--- Start PROVIDED DATA ---
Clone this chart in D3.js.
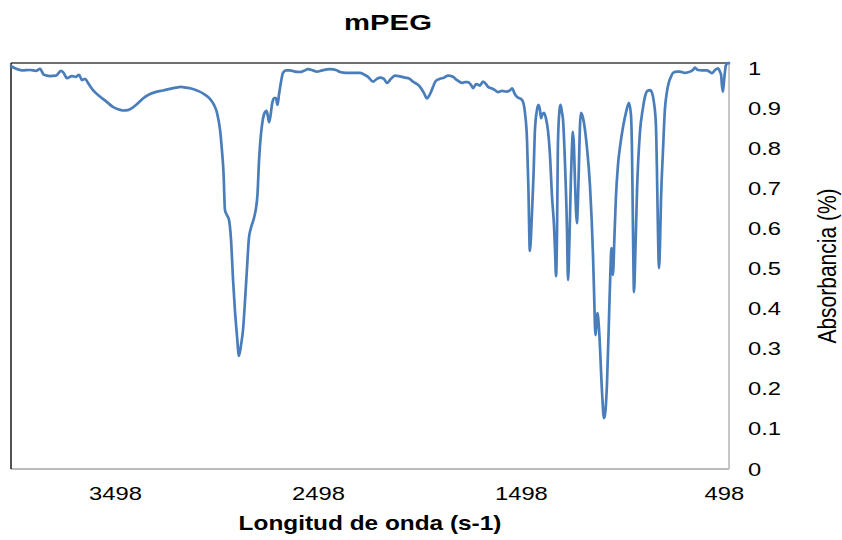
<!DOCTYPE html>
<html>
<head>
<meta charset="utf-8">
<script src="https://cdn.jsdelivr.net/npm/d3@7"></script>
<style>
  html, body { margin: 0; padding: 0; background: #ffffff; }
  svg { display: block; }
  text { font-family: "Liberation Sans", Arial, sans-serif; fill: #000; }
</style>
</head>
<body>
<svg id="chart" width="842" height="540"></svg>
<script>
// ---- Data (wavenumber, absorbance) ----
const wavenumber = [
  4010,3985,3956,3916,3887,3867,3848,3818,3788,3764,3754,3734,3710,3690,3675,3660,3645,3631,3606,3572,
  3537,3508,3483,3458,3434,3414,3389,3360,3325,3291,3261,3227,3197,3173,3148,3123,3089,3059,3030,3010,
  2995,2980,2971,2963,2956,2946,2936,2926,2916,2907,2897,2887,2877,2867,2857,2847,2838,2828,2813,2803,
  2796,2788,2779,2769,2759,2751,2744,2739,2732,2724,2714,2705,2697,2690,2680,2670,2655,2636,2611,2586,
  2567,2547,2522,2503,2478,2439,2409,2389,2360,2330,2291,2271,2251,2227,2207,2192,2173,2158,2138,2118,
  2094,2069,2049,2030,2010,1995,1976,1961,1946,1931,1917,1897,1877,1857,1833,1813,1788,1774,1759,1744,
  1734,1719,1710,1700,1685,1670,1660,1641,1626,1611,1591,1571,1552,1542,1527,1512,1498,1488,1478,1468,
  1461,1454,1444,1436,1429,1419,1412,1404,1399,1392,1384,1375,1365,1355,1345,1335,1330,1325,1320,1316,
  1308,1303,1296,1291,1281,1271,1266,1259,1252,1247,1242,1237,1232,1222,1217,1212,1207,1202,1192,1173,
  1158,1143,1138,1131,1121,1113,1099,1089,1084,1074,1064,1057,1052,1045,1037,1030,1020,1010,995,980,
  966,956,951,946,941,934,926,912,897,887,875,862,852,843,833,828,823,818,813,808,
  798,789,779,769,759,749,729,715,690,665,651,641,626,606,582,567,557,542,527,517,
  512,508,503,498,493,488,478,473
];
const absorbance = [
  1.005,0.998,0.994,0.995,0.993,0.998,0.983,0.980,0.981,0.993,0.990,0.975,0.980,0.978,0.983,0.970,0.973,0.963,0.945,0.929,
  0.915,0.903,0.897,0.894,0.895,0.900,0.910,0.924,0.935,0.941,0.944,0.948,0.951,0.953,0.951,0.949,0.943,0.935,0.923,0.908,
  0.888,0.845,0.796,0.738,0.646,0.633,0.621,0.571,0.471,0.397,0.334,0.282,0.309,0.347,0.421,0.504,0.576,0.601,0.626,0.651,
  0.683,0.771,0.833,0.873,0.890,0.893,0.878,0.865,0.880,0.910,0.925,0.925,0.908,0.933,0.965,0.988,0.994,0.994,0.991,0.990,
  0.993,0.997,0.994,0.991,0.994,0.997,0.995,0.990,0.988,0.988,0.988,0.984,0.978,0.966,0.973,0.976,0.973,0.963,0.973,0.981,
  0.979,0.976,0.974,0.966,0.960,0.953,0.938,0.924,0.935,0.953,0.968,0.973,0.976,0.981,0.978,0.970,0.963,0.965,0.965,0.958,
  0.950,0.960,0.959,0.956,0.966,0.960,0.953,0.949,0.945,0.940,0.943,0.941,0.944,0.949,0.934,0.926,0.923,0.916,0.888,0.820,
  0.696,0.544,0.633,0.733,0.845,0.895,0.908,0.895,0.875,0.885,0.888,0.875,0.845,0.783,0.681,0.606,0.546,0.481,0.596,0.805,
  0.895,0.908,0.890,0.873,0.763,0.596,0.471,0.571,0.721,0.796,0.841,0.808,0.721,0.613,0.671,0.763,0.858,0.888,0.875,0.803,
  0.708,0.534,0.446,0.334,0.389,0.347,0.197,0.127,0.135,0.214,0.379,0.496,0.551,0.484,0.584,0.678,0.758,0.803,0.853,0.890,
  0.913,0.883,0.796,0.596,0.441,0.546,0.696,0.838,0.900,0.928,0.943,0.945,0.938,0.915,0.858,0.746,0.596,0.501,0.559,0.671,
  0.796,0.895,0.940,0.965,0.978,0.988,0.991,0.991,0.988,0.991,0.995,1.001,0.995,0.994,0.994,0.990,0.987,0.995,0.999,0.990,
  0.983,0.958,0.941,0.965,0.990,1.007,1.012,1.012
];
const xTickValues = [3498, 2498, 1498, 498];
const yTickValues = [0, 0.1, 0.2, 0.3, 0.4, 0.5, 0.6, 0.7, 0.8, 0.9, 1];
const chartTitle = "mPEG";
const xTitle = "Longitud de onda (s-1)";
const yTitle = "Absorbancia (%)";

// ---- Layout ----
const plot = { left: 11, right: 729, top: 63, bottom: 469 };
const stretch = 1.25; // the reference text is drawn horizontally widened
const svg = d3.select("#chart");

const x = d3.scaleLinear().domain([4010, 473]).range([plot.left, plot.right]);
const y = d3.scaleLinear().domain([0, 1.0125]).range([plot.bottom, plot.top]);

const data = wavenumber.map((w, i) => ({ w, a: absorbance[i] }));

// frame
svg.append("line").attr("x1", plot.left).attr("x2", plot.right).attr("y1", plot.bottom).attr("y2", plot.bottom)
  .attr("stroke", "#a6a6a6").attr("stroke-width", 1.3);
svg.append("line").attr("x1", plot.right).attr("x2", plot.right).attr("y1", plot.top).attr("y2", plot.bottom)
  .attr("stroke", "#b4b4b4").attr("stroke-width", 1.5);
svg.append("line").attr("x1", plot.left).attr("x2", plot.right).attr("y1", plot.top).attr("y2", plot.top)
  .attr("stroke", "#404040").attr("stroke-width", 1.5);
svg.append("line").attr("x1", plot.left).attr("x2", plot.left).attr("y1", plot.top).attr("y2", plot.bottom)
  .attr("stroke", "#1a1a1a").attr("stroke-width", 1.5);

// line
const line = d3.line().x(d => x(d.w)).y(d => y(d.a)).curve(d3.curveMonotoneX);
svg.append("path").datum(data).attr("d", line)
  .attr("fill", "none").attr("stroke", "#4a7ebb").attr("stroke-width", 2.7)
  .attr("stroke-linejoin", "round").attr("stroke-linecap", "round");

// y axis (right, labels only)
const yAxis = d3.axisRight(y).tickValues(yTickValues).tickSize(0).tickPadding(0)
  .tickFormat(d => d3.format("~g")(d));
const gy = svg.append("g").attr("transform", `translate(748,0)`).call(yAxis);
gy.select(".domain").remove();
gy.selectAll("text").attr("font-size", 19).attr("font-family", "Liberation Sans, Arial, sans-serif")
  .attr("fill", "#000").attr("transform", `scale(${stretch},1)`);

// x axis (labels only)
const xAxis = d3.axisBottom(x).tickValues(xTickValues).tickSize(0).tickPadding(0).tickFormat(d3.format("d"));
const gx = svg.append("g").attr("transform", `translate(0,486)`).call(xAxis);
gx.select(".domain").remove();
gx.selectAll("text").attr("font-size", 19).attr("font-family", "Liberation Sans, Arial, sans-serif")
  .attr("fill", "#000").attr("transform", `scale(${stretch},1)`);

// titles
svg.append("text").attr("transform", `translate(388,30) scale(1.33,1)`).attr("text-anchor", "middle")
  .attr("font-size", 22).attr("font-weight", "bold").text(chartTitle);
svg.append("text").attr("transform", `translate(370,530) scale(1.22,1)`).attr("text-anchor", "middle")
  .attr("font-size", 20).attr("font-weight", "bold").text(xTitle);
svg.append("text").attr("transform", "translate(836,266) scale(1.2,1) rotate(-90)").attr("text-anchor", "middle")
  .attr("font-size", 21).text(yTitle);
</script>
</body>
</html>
--- End PROVIDED DATA ---
** PROBLEM TO SOLVE **
Omitting all images, print the listing exactly.

** SOLUTION TO THE EXERCISE **
Clone this chart in D3.js.
<!DOCTYPE html>
<html>
<head>
<meta charset="utf-8">
<script src="https://cdn.jsdelivr.net/npm/d3@7"></script>
<style>
  html, body { margin: 0; padding: 0; background: #ffffff; }
  svg { display: block; }
  text { font-family: "Liberation Sans", Arial, sans-serif; fill: #000; }
</style>
</head>
<body>
<svg id="chart" width="842" height="540"></svg>
<script>
// ---- Data (wavenumber, absorbance) ----
const wavenumber = [
  4010,3985,3956,3916,3887,3867,3848,3818,3788,3764,3754,3734,3710,3690,3675,3660,3645,3631,3606,3572,
  3537,3508,3483,3458,3434,3414,3389,3360,3325,3291,3261,3227,3197,3173,3148,3123,3089,3059,3030,3010,
  2995,2980,2971,2963,2956,2946,2936,2926,2916,2907,2897,2887,2877,2867,2857,2847,2838,2828,2813,2803,
  2796,2788,2779,2769,2759,2751,2744,2739,2732,2724,2714,2705,2697,2690,2680,2670,2655,2636,2611,2586,
  2567,2547,2522,2503,2478,2439,2409,2389,2360,2330,2291,2271,2251,2227,2207,2192,2173,2158,2138,2118,
  2094,2069,2049,2030,2010,1995,1976,1961,1946,1931,1917,1897,1877,1857,1833,1813,1788,1774,1759,1744,
  1734,1719,1710,1700,1685,1670,1660,1641,1626,1611,1591,1571,1552,1542,1527,1512,1498,1488,1478,1468,
  1461,1454,1444,1436,1429,1419,1412,1404,1399,1392,1384,1375,1365,1355,1345,1335,1330,1325,1320,1316,
  1308,1303,1296,1291,1281,1271,1266,1259,1252,1247,1242,1237,1232,1222,1217,1212,1207,1202,1192,1173,
  1158,1143,1138,1131,1121,1113,1099,1089,1084,1074,1064,1057,1052,1045,1037,1030,1020,1010,995,980,
  966,956,951,946,941,934,926,912,897,887,875,862,852,843,833,828,823,818,813,808,
  798,789,779,769,759,749,729,715,690,665,651,641,626,606,582,567,557,542,527,517,
  512,508,503,498,493,488,478,473
];
const absorbance = [
  1.005,0.998,0.994,0.995,0.993,0.998,0.983,0.980,0.981,0.993,0.990,0.975,0.980,0.978,0.983,0.970,0.973,0.963,0.945,0.929,
  0.915,0.903,0.897,0.894,0.895,0.900,0.910,0.924,0.935,0.941,0.944,0.948,0.951,0.953,0.951,0.949,0.943,0.935,0.923,0.908,
  0.888,0.845,0.796,0.738,0.646,0.633,0.621,0.571,0.471,0.397,0.334,0.282,0.309,0.347,0.421,0.504,0.576,0.601,0.626,0.651,
  0.683,0.771,0.833,0.873,0.890,0.893,0.878,0.865,0.880,0.910,0.925,0.925,0.908,0.933,0.965,0.988,0.994,0.994,0.991,0.990,
  0.993,0.997,0.994,0.991,0.994,0.997,0.995,0.990,0.988,0.988,0.988,0.984,0.978,0.966,0.973,0.976,0.973,0.963,0.973,0.981,
  0.979,0.976,0.974,0.966,0.960,0.953,0.938,0.924,0.935,0.953,0.968,0.973,0.976,0.981,0.978,0.970,0.963,0.965,0.965,0.958,
  0.950,0.960,0.959,0.956,0.966,0.960,0.953,0.949,0.945,0.940,0.943,0.941,0.944,0.949,0.934,0.926,0.923,0.916,0.888,0.820,
  0.696,0.544,0.633,0.733,0.845,0.895,0.908,0.895,0.875,0.885,0.888,0.875,0.845,0.783,0.681,0.606,0.546,0.481,0.596,0.805,
  0.895,0.908,0.890,0.873,0.763,0.596,0.471,0.571,0.721,0.796,0.841,0.808,0.721,0.613,0.671,0.763,0.858,0.888,0.875,0.803,
  0.708,0.534,0.446,0.334,0.389,0.347,0.197,0.127,0.135,0.214,0.379,0.496,0.551,0.484,0.584,0.678,0.758,0.803,0.853,0.890,
  0.913,0.883,0.796,0.596,0.441,0.546,0.696,0.838,0.900,0.928,0.943,0.945,0.938,0.915,0.858,0.746,0.596,0.501,0.559,0.671,
  0.796,0.895,0.940,0.965,0.978,0.988,0.991,0.991,0.988,0.991,0.995,1.001,0.995,0.994,0.994,0.990,0.987,0.995,0.999,0.990,
  0.983,0.958,0.941,0.965,0.990,1.007,1.012,1.012
];
const xTickValues = [3498, 2498, 1498, 498];
const yTickValues = [0, 0.1, 0.2, 0.3, 0.4, 0.5, 0.6, 0.7, 0.8, 0.9, 1];
const chartTitle = "mPEG";
const xTitle = "Longitud de onda (s-1)";
const yTitle = "Absorbancia (%)";

// ---- Layout ----
const plot = { left: 11, right: 729, top: 63, bottom: 469 };
const stretch = 1.25; // the reference text is drawn horizontally widened
const svg = d3.select("#chart");

const x = d3.scaleLinear().domain([4010, 473]).range([plot.left, plot.right]);
const y = d3.scaleLinear().domain([0, 1.0125]).range([plot.bottom, plot.top]);

const data = wavenumber.map((w, i) => ({ w, a: absorbance[i] }));

// frame
svg.append("line").attr("x1", plot.left).attr("x2", plot.right).attr("y1", plot.bottom).attr("y2", plot.bottom)
  .attr("stroke", "#a6a6a6").attr("stroke-width", 1.3);
svg.append("line").attr("x1", plot.right).attr("x2", plot.right).attr("y1", plot.top).attr("y2", plot.bottom)
  .attr("stroke", "#b4b4b4").attr("stroke-width", 1.5);
svg.append("line").attr("x1", plot.left).attr("x2", plot.right).attr("y1", plot.top).attr("y2", plot.top)
  .attr("stroke", "#404040").attr("stroke-width", 1.5);
svg.append("line").attr("x1", plot.left).attr("x2", plot.left).attr("y1", plot.top).attr("y2", plot.bottom)
  .attr("stroke", "#1a1a1a").attr("stroke-width", 1.5);

// line
const line = d3.line().x(d => x(d.w)).y(d => y(d.a)).curve(d3.curveMonotoneX);
svg.append("path").datum(data).attr("d", line)
  .attr("fill", "none").attr("stroke", "#4a7ebb").attr("stroke-width", 2.7)
  .attr("stroke-linejoin", "round").attr("stroke-linecap", "round");

// y axis (right, labels only)
const yAxis = d3.axisRight(y).tickValues(yTickValues).tickSize(0).tickPadding(0)
  .tickFormat(d => d3.format("~g")(d));
const gy = svg.append("g").attr("transform", `translate(748,0)`).call(yAxis);
gy.select(".domain").remove();
gy.selectAll("text").attr("font-size", 19).attr("font-family", "Liberation Sans, Arial, sans-serif")
  .attr("fill", "#000").attr("transform", `scale(${stretch},1)`);

// x axis (labels only)
const xAxis = d3.axisBottom(x).tickValues(xTickValues).tickSize(0).tickPadding(0).tickFormat(d3.format("d"));
const gx = svg.append("g").attr("transform", `translate(0,486)`).call(xAxis);
gx.select(".domain").remove();
gx.selectAll("text").attr("font-size", 19).attr("font-family", "Liberation Sans, Arial, sans-serif")
  .attr("fill", "#000").attr("transform", `scale(${stretch},1)`);

// titles
svg.append("text").attr("transform", `translate(388,30) scale(1.33,1)`).attr("text-anchor", "middle")
  .attr("font-size", 22).attr("font-weight", "bold").text(chartTitle);
svg.append("text").attr("transform", `translate(370,530) scale(1.22,1)`).attr("text-anchor", "middle")
  .attr("font-size", 20).attr("font-weight", "bold").text(xTitle);
svg.append("text").attr("transform", "translate(836,266) scale(1.2,1) rotate(-90)").attr("text-anchor", "middle")
  .attr("font-size", 21).text(yTitle);
</script>
</body>
</html>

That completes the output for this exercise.